Developing protective vaccines for endemic and emerging infectious diseases is a top priority for global health and a promising area for innovation with decentralized clinical trials (DCTs). A DCT is a trial where some or all research activities occur at locations other than a traditional clinical trial site. These activities often include digital screening, remote enrollment, and remote participant monitoring.
The response to the COVID-19 pandemic included the rollout of a variety of innovative hybrid approaches to vaccine trials. As one example, participants were able to collect dried blood spots in the home setting for immune monitoring and to determine the development of vaccine-induced antiviral antibodies. The potential for remote monitoring for the efficacy of infection and safety events has been clearly demonstrated, and these approaches will play more prominent roles in the coming years.

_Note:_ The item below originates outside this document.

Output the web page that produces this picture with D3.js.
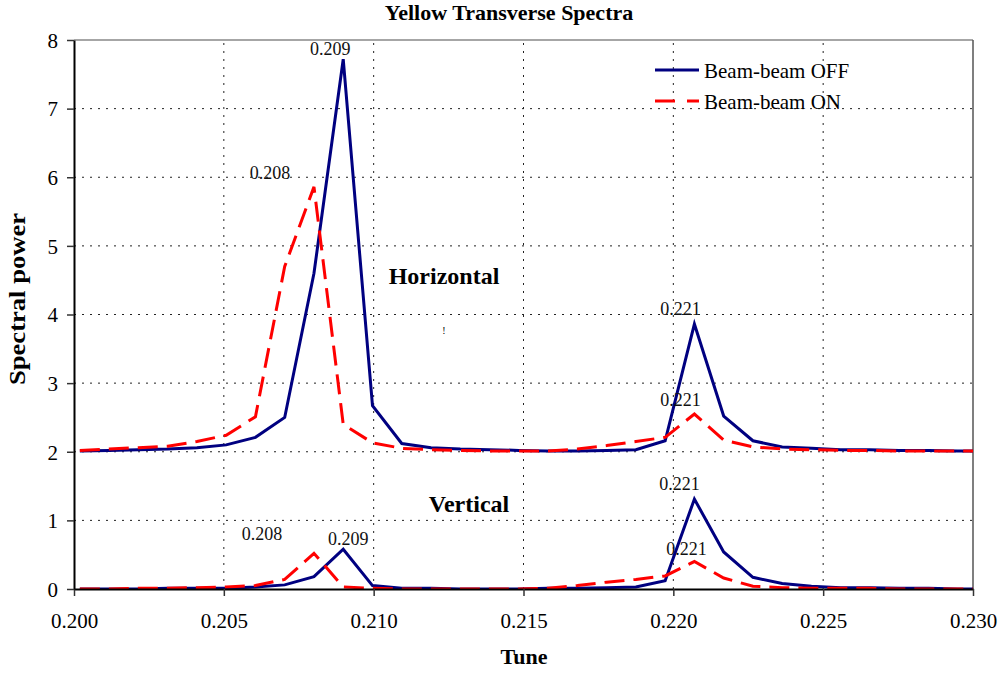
<!DOCTYPE html>
<html><head><meta charset="utf-8">
<script src="https://cdn.jsdelivr.net/npm/d3@7"></script>
<style>
body{margin:0;background:#fff;}
</style></head>
<body><svg id="chart" width="1003" height="673" font-family="Liberation Serif, DejaVu Serif, serif"></svg>
<script>
// Tune bins (x values)
const tune = [0.200195,0.201172,0.202148,0.203125,0.204102,0.205078,0.206055,0.207031,0.208008,0.208984,
  0.209961,0.210938,0.211914,0.212891,0.213867,0.214844,0.215820,0.216797,0.217773,0.218750,
  0.219727,0.220703,0.221680,0.222656,0.223633,0.224609,0.225586,0.226563,0.227539,0.228516,
  0.229492,0.230469];
// Horizontal spectra
const hOff = [2.01,2.02,2.03,2.04,2.06,2.10,2.21,2.50,4.60,7.72,
  2.67,2.12,2.06,2.04,2.03,2.02,2.01,2.01,2.02,2.03,
  2.16,3.86,2.52,2.16,2.07,2.05,2.03,2.03,2.02,2.02,2.01,2.01];
const hOn = [2.02,2.04,2.06,2.08,2.15,2.24,2.51,4.70,5.86,2.40,
  2.13,2.05,2.03,2.02,2.01,2.01,2.01,2.04,2.09,2.15,
  2.21,2.55,2.17,2.07,2.04,2.03,2.02,2.02,2.01,2.01,2.01,2.01];
// Vertical spectra
const vOff = [0.00,0.00,0.00,0.01,0.01,0.01,0.03,0.06,0.18,0.58,
  0.05,0.01,0.01,0.00,0.00,0.00,0.01,0.01,0.02,0.03,
  0.12,1.31,0.54,0.17,0.08,0.04,0.02,0.02,0.01,0.01,0.00,0.00];
const vOn = [0.00,0.00,0.01,0.01,0.02,0.03,0.05,0.14,0.52,0.03,
  0.01,0.00,0.00,0.00,0.00,0.00,0.01,0.05,0.10,0.14,
  0.19,0.40,0.16,0.04,0.02,0.01,0.01,0.01,0.00,0.00,0.00,0.00];
const xTicks = [0.200,0.205,0.210,0.215,0.220,0.225,0.230];
const yTicks = [0,1,2,3,4,5,6,7,8];
const seriesNames = ["Beam-beam OFF","Beam-beam ON"];
// Peak labels: [series, index, text]
const peakLabels = [
  ["hOff",9,"0.209"],["hOn",8,"0.208"],["hOff",21,"0.221"],["hOn",21,"0.221"],
  ["vOff",21,"0.221"],["vOn",21,"0.221"],["vOn",8,"0.208"],["vOff",9,"0.209"]
];
const labelOffsets = [[-13,-4],[-44,-8],[-14,-9],[-14,-8],[-15,-9],[-8,-7],[-52,-13],[5,-4]];

const FONT = "'Liberation Serif','DejaVu Serif',serif";
const svg = d3.select("#chart");
const m = {l:74, r:1003-973, t:40, b:673-589};
const W = 1003, H = 673;
const x = d3.scaleLinear().domain([0.200,0.230]).range([m.l, W-m.r]);
const y = d3.scaleLinear().domain([0,8]).range([H-m.b, m.t]);

const blue = "#000080", red = "#ff0000";

// grid
const g = svg.append("g");
g.selectAll(".hg").data(yTicks.filter(d=>d>0&&d<8)).join("line")
  .attr("x1",x(0.200)).attr("x2",x(0.230)).attr("y1",d=>y(d)).attr("y2",d=>y(d))
  .attr("stroke","#222").attr("stroke-width",1).attr("stroke-dasharray","2,6");
g.selectAll(".vg").data(xTicks.filter(d=>d>0.2001&&d<0.2299)).join("line")
  .attr("y1",y(0)).attr("y2",y(8)).attr("x1",d=>x(d)).attr("x2",d=>x(d))
  .attr("stroke","#222").attr("stroke-width",1).attr("stroke-dasharray","2,6");

// frame
svg.append("line").attr("x1",x(0.200)).attr("x2",x(0.230)).attr("y1",y(8)).attr("y2",y(8)).attr("stroke","#888").attr("stroke-width",1.5);
svg.append("line").attr("x1",x(0.230)).attr("x2",x(0.230)).attr("y1",y(8)).attr("y2",y(0)).attr("stroke","#555").attr("stroke-width",1.5);

// clip
svg.append("clipPath").attr("id","clip").append("rect")
  .attr("x",x(0.200)).attr("y",y(8)-5).attr("width",x(0.230)-x(0.200)).attr("height",y(0)-y(8)+5);

const line = d3.line().x((d,i)=>x(tune[i])).y(d=>y(d));
const lines = svg.append("g").attr("clip-path","url(#clip)");
const series = {hOff,hOn,vOff,vOn};
[["hOff",blue,null],["vOff",blue,null],["hOn",red,"20,9"],["vOn",red,"20,9"]].forEach(([k,c,da])=>{
  lines.append("path").attr("d",line(series[k])).attr("fill","none")
    .attr("stroke",c).attr("stroke-width",3).attr("stroke-linejoin","miter")
    .attr("stroke-dasharray",da);
});

// axes
const xAxis = d3.axisBottom(x).tickValues(xTicks).tickFormat(d3.format(".3f")).tickSize(7).tickSizeOuter(0);
const yAxis = d3.axisLeft(y).tickValues(yTicks).tickFormat(d3.format("d")).tickSize(7).tickSizeOuter(0);
const gx = svg.append("g").attr("transform",`translate(0,${y(0)})`).call(xAxis);
const gy = svg.append("g").attr("transform",`translate(${x(0.200)},0)`).call(yAxis);
[gx,gy].forEach(a=>{
  a.attr("font-family",FONT).attr("font-size",21);
  a.select(".domain").attr("stroke","#000").attr("stroke-width",2);
  a.selectAll(".tick line").attr("stroke","#333").attr("stroke-width",1.5);
  a.selectAll("text").style("font-family",FONT).style("font-size","21px").attr("fill","#000");
});
gx.selectAll(".tick text").attr("dy","0").attr("y",39);
gy.selectAll(".tick text").attr("x",-16).attr("dy","0.35em");

function txt(xp,yp,s,size,bold,anchor){
  return svg.append("text").attr("x",xp).attr("y",yp).attr("text-anchor",anchor||"middle")
    .style("font-family",FONT).style("font-size",size+"px").style("font-weight",bold?"bold":"normal")
    .attr("fill","#000").text(s);
}
// titles
txt(509,20,"Yellow Transverse Spectra",22,true);
txt(524,664,"Tune",22,true);
txt(0,0,"Spectral power",23,true).attr("transform","translate(25,299) rotate(-90)")
  .attr("textLength",172).attr("lengthAdjust","spacingAndGlyphs");

// annotations
txt(444,284,"Horizontal",24,true);
txt(469,512,"Vertical",24,true);
txt(444,334,"!",10,false);

// peak labels
peakLabels.forEach(([k,i,t],j)=>{
  txt(x(tune[i])+labelOffsets[j][0], y(series[k][i])+labelOffsets[j][1], t, 18, false).attr("fill","#111");
});

// legend
seriesNames.forEach((n,i)=>{
  const yy = 70 + i*31;
  svg.append("line").attr("x1",655).attr("x2",699).attr("y1",yy).attr("y2",yy)
    .attr("stroke",i?red:blue).attr("stroke-width",3).attr("stroke-dasharray",i?"20,12":null);
  txt(704,yy+8,n,21,false,"start");
});
</script></body></html>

An emerging area under consideration is direct-to-participant investigational product delivery. With the ongoing development of oral, intranasal, and microneedle array patch vaccine delivery systems, at-home vaccine self-administration is becoming more plausible. The FDA is currently considering allowing at-home self-administration of an approved intranasal live attenuated influenza vaccine. However, for investigational products, significant concerns related to safety, shipment, stability, privacy, blinding, and compliance create barriers to the rapid adoption of comprehensive direct-to-participant vaccine testing approaches.
Many of the most promising new vaccine technologies involve genetically modified products such as recombinant or synthetic mRNA or DNA, or viral and bacterial vectors. In the U.S., Institutional Biosafety Committees (IBCs) usually oversee the safe handling, administration, and disposal of genetically modified investigational vaccines. IBCs are traditionally based at research institutions and fixed clinical trial sites, and IBC approval requires assessment of facilities, equipment, and procedures at each site.
One solution to the limitations outlined above is the use of mobile research units. Mobile facilities housed in vans and trailers can bring research capabilities closer to the participants while allowing for careful management of product handling, safety, and privacy concerns. Importantly, with appropriate documentation and advanced planning, mobile research units can be reviewed and approved by an IBC, bringing cutting-edge research to neighborhoods and community settings.
Regarding pandemic preparedness, flexible and adaptable clinical trial platforms will be critical for an agile and timely response to the next emergency. Increasing decentralization of vaccine trials in 2024 and beyond will play a key role in enabling that flexibility.